Updated: May 10
When you first get into playing the electric guitar, the number of components can be overwhelming. You have a guitar with multiple knobs and switches in addition to an amplifier also with multiple knobs and switches, and most likely you have no idea what any of them do.
In general amplifiers vary more than guitars in terms of parameters and options, the average guitar will have one or more pickups, a pickup selector, tone and volume controls, whereas components of amplifiers greatly vary depending on brand, model, size and price. As this article is primarily aimed at beginners I’m going to focus on simpler and cheaper amps that do not have many unique or unusual components.
The average electric guitar amplifier typically has a master volume knob, bass, middle and treble knobs, some type of overdrive/distortion/gain switch, and an overdrive/gain/distortion level knob.

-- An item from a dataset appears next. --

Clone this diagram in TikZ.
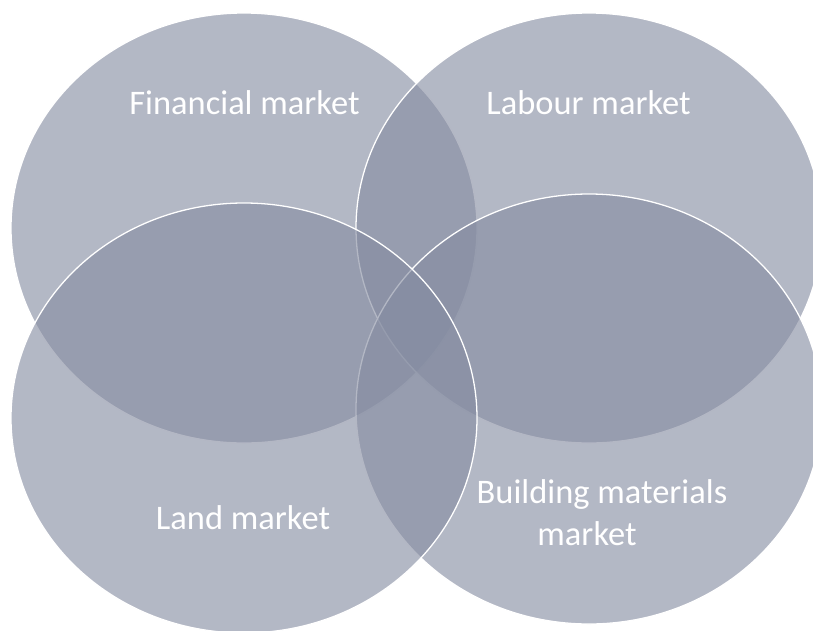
\documentclass[tikz,border=0pt]{standalone}
\usepackage{fontspec}
\setmainfont{Carlito}
\definecolor{vennfill}{RGB}{133,140,161}
\tikzset{
  market/.style = {fill = vennfill, fill opacity = 0.62, draw = white, line width = 1.1pt},
  marketlabel/.style = {text = white, anchor = base, inner sep = 0pt, font = \fontsize{29.4}{36}\selectfont}
}
\begin{document}
\begin{tikzpicture}[x = 0.03cm, y = -0.03cm]
            \useasboundingbox (0, 0) rectangle (813, 630);
            % four overlapping markets
            \draw [market] (244, 228) ellipse [x radius = 233, y radius = 215];
            \draw [market] (589, 228) ellipse [x radius = 233, y radius = 215];
            \draw [market] (589, 409) ellipse [x radius = 233, y radius = 215];
            \draw [market] (244, 418) ellipse [x radius = 233, y radius = 215];
            % labels
            \node [marketlabel] (financial) at (244.5, 114) {Financial market};
            \node [marketlabel] (labour) at (588.5, 114) {Labour market};
            \node [marketlabel] (land) at (243, 529) {Land market};
            \node [marketlabel] (building) at (602, 503) {Building materials};
            \node [marketlabel] (buildingmkt) at (587, 545) {market};
        \end{tikzpicture}
\end{document}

Starting with the most obvious knob; the master volume, this knob allows you to set the overall volume of the amp.
The bass, middle and treble knobs allow you to shape the tone of the amp.
The bass controls the low frequencies in the sound, too much and the guitar will sound boomy, too little and the guitar will sound thin.
The middle controls the mid frequencies, too much will sound muddy/honky and too little will sound hollow and undefined.
The treble controls the high frequencies, too much will sound harsh and too little will sound dull.
With this in mind, the best place to start setting your guitar amp is putting these controls at 5 out of 10. This should give an even tone to start with, then you can move each knob up or down to get the desired sound depending on the amplifier style, playing style and genre that you are playing.
Most amplifiers have a switch to change the sound from a clean one to a distorted one. They also usually have a separate knob to control the level of distortion, too little distortion can sound weak and too much can sound messy. Start with the level in the middle and bring it up or down depending on how much distortion is required for your amp settings.
I truly hope this helps you out for your next Guitar lessons.